Given problem
Give the number of lines in this listing that contain "chart", with no other words.

Material
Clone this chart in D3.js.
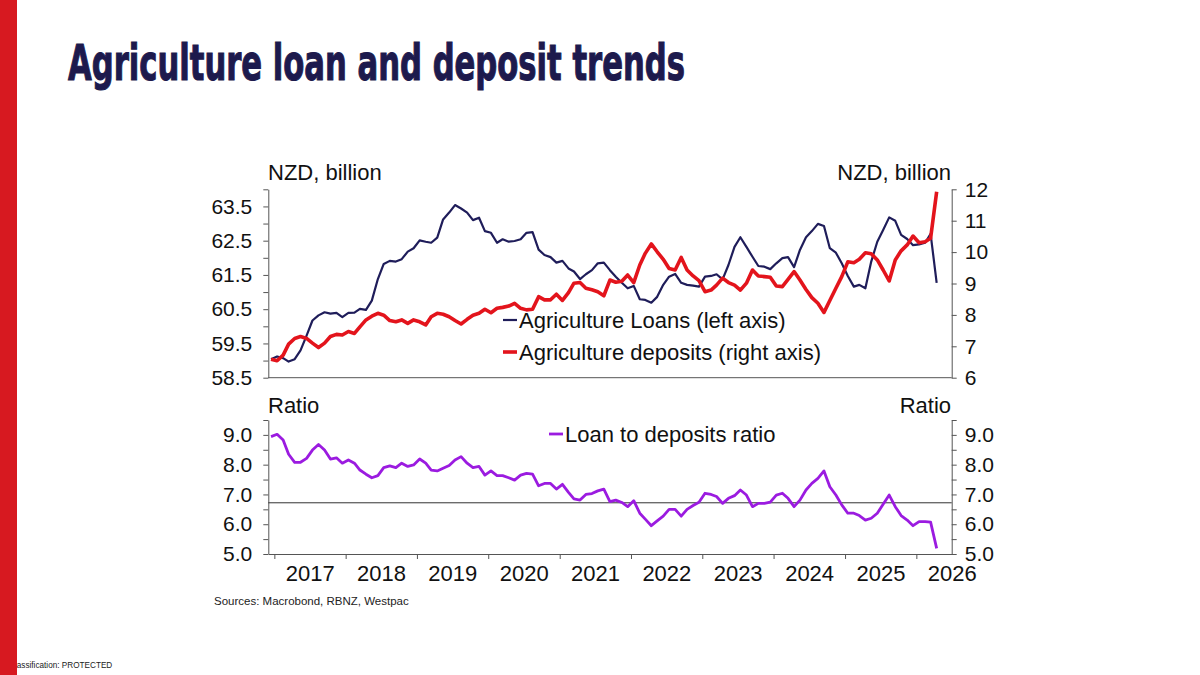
<!DOCTYPE html>
<html>
<head>
<meta charset="utf-8">
<script src="https://cdn.jsdelivr.net/npm/d3@7"></script>
<style>
html, body { margin: 0; padding: 0; background: #fff; }
svg { display: block; font-family: "Liberation Sans", Arial, sans-serif; }
</style>
</head>
<body>
<svg id="chart" width="1200" height="675"></svg>
<script>
// monthly data, Dec 2016 .. Apr 2026
const firstMonth = "2016-12";

// Agriculture loans, NZD bn (left axis)
const loans = [59.04,59.12,59.07,58.97,59.04,59.3,59.73,60.17,60.32,60.41,60.37,60.39,60.27,60.39,60.4,60.51,60.48,60.75,61.38,61.82,
  61.91,61.89,61.96,62.18,62.28,62.51,62.47,62.44,62.59,63.12,63.32,63.54,63.44,63.32,63.1,63.17,62.78,62.73,62.44,62.54,
  62.47,62.49,62.54,62.73,62.75,62.24,62.08,62.02,61.86,61.91,61.69,61.6,61.38,61.52,61.64,61.84,61.86,61.64,61.45,61.27,
  61.11,61.18,60.79,60.77,60.69,60.86,61.21,61.45,61.53,61.27,61.21,61.19,61.16,61.45,61.47,61.52,61.37,61.79,62.32,62.6,
  62.32,62.03,61.76,61.74,61.67,61.84,61.99,62.02,61.73,62.23,62.6,62.78,62.99,62.93,62.28,62.15,61.84,61.47,61.16,61.21,
  61.11,61.89,62.47,62.81,63.18,63.08,62.67,62.55,62.37,62.39,62.44,62.7,61.27];

// Agriculture deposits, NZD bn (right axis)
const deposits = [6.59,6.54,6.72,7.07,7.25,7.31,7.25,7.1,6.96,7.1,7.31,7.38,7.36,7.47,7.41,7.62,7.84,7.96,8.05,7.99,
  7.82,7.78,7.84,7.73,7.84,7.78,7.68,7.94,8.05,8.02,7.94,7.82,7.71,7.86,7.99,8.05,8.18,8.07,8.21,8.24,
  8.28,8.37,8.21,8.16,8.18,8.58,8.48,8.48,8.66,8.46,8.71,9.01,9.03,8.85,8.8,8.74,8.61,9.11,9.04,9.07,
  9.27,9.03,9.59,9.96,10.26,10.01,9.77,9.48,9.43,9.83,9.43,9.24,9.09,8.74,8.79,8.95,9.17,9.03,8.95,8.79,
  9.01,9.43,9.24,9.22,9.2,8.92,8.9,9.13,9.38,9.11,8.81,8.55,8.37,8.08,8.46,8.85,9.22,9.69,9.66,9.77,
  9.98,9.95,9.75,9.43,9.08,9.75,10.04,10.23,10.51,10.3,10.33,10.44,11.92];

// Loan to deposits ratio
const ratio = [8.94,9.02,8.83,8.35,8.08,8.08,8.21,8.49,8.68,8.49,8.19,8.23,8.05,8.16,8.05,7.82,7.68,7.56,7.63,7.9,
  7.96,7.9,8.05,7.94,7.99,8.19,8.05,7.82,7.79,7.88,7.97,8.16,8.27,8.05,7.9,7.94,7.65,7.79,7.63,7.63,
  7.56,7.48,7.65,7.71,7.68,7.29,7.37,7.37,7.18,7.34,7.07,6.85,6.81,7.0,7.03,7.12,7.18,6.76,6.81,6.73,
  6.59,6.79,6.37,6.17,5.95,6.11,6.27,6.5,6.5,6.27,6.5,6.63,6.74,7.04,7.0,6.93,6.7,6.87,6.96,7.15,
  6.98,6.59,6.7,6.7,6.74,6.98,7.04,6.87,6.59,6.81,7.15,7.37,7.54,7.79,7.26,6.98,6.65,6.37,6.37,6.29,
  6.14,6.2,6.37,6.67,6.98,6.59,6.29,6.14,5.95,6.09,6.09,6.07,5.19];
const ratioAverage = 6.72;

// tick labels
const years = ["2017","2018","2019","2020","2021","2022","2023","2024","2025","2026"];
const leftTicks = [58.5, 59.5, 60.5, 61.5, 62.5, 63.5];
const rightTicks = [6, 7, 8, 9, 10, 11, 12];
const ratioTicks = [5, 6, 7, 8, 9];

// colours
const navy = "#1f1d5a", red = "#e3141c", purple = "#9b1be0", axisCol = "#555";

const svg = d3.select('#chart');

// dates, plotted mid-month
const parseMonth = d3.timeParse('%Y-%m');
const dates = loans.map((d, i) => d3.timeDay.offset(d3.timeMonth.offset(parseMonth(firstMonth), i), 14));

// scales
const x = d3.scaleTime()
    .domain([new Date(2016, 11, 1), new Date(2026, 6, 1)])
    .range([268.3, 951.7]);
const yL = d3.scaleLinear().domain([58.5, 64]).range([377.7, 189.3]);
const yR = d3.scaleLinear().domain([6, 12]).range([377.7, 189.3]);
const yB = d3.scaleLinear().domain([5, 9.5]).range([554, 420]);

function styleAxis(g, size) {
    g.selectAll('path, line').attr('stroke', axisCol).attr('stroke-width', 1);
    g.selectAll('text').attr('fill', '#111').attr('font-size', size || 21);
}

// ---- top panel axes
svg.append('g')
    .attr('transform', 'translate(' + x.range()[0] + ',0)')
    .call(d3.axisLeft(yL)
        .tickValues(d3.range(58.5, 64.01, 0.5))
        .tickSize(5).tickSizeOuter(0).tickPadding(11)
        .tickFormat(d => leftTicks.includes(d) ? d.toFixed(1) : ''))
    .call(g => styleAxis(g));

svg.append('g')
    .attr('transform', 'translate(' + x.range()[1] + ',0)')
    .call(d3.axisRight(yR)
        .tickValues(rightTicks)
        .tickSize(5).tickSizeOuter(0).tickPadding(8)
        .tickFormat(d3.format('d')))
    .call(g => styleAxis(g));

svg.append('line')
    .attr('x1', x.range()[0]).attr('x2', x.range()[1])
    .attr('y1', yL(58.5)).attr('y2', yL(58.5))
    .attr('stroke', axisCol).attr('stroke-width', 1);

// ---- bottom panel axes
svg.append('g')
    .attr('transform', 'translate(' + x.range()[0] + ',0)')
    .call(d3.axisLeft(yB)
        .tickValues(d3.range(5, 9.51, 0.5))
        .tickSize(5).tickSizeOuter(0).tickPadding(11)
        .tickFormat(d => ratioTicks.includes(d) ? d.toFixed(1) : ''))
    .call(g => styleAxis(g));

svg.append('g')
    .attr('transform', 'translate(' + x.range()[1] + ',0)')
    .call(d3.axisRight(yB)
        .tickValues(d3.range(5, 9.51, 0.5))
        .tickSize(5).tickSizeOuter(0).tickPadding(8)
        .tickFormat(d => ratioTicks.includes(d) ? d.toFixed(1) : ''))
    .call(g => styleAxis(g));

// year boundary ticks
svg.append('g')
    .attr('transform', 'translate(0,' + yB(5) + ')')
    .call(d3.axisBottom(x)
        .tickValues(years.map(y => new Date(+y, 0, 1)))
        .tickSize(5).tickSizeOuter(0).tickFormat(''))
    .call(g => styleAxis(g));

// year labels, centred mid-year
svg.append('g')
    .attr('transform', 'translate(0,' + yB(5) + ')')
    .call(d3.axisBottom(x)
        .tickValues(years.map(y => new Date(+y, 6, 1)))
        .tickSize(0).tickPadding(11)
        .tickFormat(d3.timeFormat('%Y')))
    .call(g => g.select('.domain').remove())
    .call(g => styleAxis(g, 22));

// average line
svg.append('line')
    .attr('x1', x.range()[0]).attr('x2', x.range()[1])
    .attr('y1', yB(ratioAverage)).attr('y2', yB(ratioAverage))
    .attr('stroke', '#333').attr('stroke-width', 1);

// ---- series
const lineL = d3.line().x((d, i) => x(dates[i])).y(d => yL(d));
const lineR = d3.line().x((d, i) => x(dates[i])).y(d => yR(d));
const lineB = d3.line().x((d, i) => x(dates[i])).y(d => yB(d));

svg.append('path').datum(loans)
    .attr('d', lineL).attr('fill', 'none')
    .attr('stroke', navy).attr('stroke-width', 2.2).attr('stroke-linejoin', 'round');

svg.append('path').datum(deposits)
    .attr('d', lineR).attr('fill', 'none')
    .attr('stroke', red).attr('stroke-width', 3.6).attr('stroke-linejoin', 'round');

svg.append('path').datum(ratio)
    .attr('d', lineB).attr('fill', 'none')
    .attr('stroke', purple).attr('stroke-width', 2.8).attr('stroke-linejoin', 'round');

// ---- legends
const legend = [
    {label: 'Agriculture Loans (left axis)', color: navy, w: 2.2, x: 503, y: 320},
    {label: 'Agriculture deposits (right axis)', color: red, w: 3.6, x: 503, y: 352},
    {label: 'Loan to deposits ratio', color: purple, w: 2.8, x: 549, y: 434}
];
legend.forEach(l => {
    svg.append('line')
        .attr('x1', l.x).attr('x2', l.x + 14)
        .attr('y1', l.y).attr('y2', l.y)
        .attr('stroke', l.color).attr('stroke-width', l.w);
    svg.append('text')
        .attr('x', l.x + 16).attr('y', l.y)
        .attr('dy', '0.35em')
        .attr('font-size', 22).attr('fill', '#111')
        .text(l.label);
});

// ---- unit labels
const units = [
    {t: 'NZD, billion', x: 268, y: 172, a: 'start'},
    {t: 'NZD, billion', x: 951, y: 172, a: 'end'},
    {t: 'Ratio', x: 268, y: 405, a: 'start'},
    {t: 'Ratio', x: 951, y: 405, a: 'end'}
];
units.forEach(u => {
    svg.append('text')
        .attr('x', u.x).attr('y', u.y).attr('dy', '0.35em')
        .attr('text-anchor', u.a)
        .attr('font-size', 22).attr('fill', '#111')
        .text(u.t);
});

// sources
svg.append('text')
    .attr('x', 214).attr('y', 601).attr('dy', '0.35em')
    .attr('font-size', 11.5).attr('fill', '#222')
    .text('Sources: Macrobond, RBNZ, Westpac');

// classification footer (partly under the red bar)
svg.append('text')
    .attr('x', 9).attr('y', 668)
    .attr('font-size', 8.2).attr('fill', '#222')
    .text('Classification: PROTECTED');

// red side bar
svg.append('rect')
    .attr('x', 0).attr('y', 0).attr('width', 17).attr('height', 675)
    .attr('fill', '#d71920');

// title
svg.append('text')
    .attr('x', 68).attr('y', 80)
    .attr('font-family', '"Liberation Sans Narrow", "DejaVu Sans Condensed", "Liberation Sans", sans-serif')
    .attr('font-weight', 'bold')
    .attr('font-size', 50)
    .attr('textLength', 617).attr('lengthAdjust', 'spacingAndGlyphs')
    .attr('fill', '#1d1a4d').attr('stroke', '#1d1a4d').attr('stroke-width', 1.1)
    .text('Agriculture loan and deposit trends');
</script>
</body>
</html>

The result
3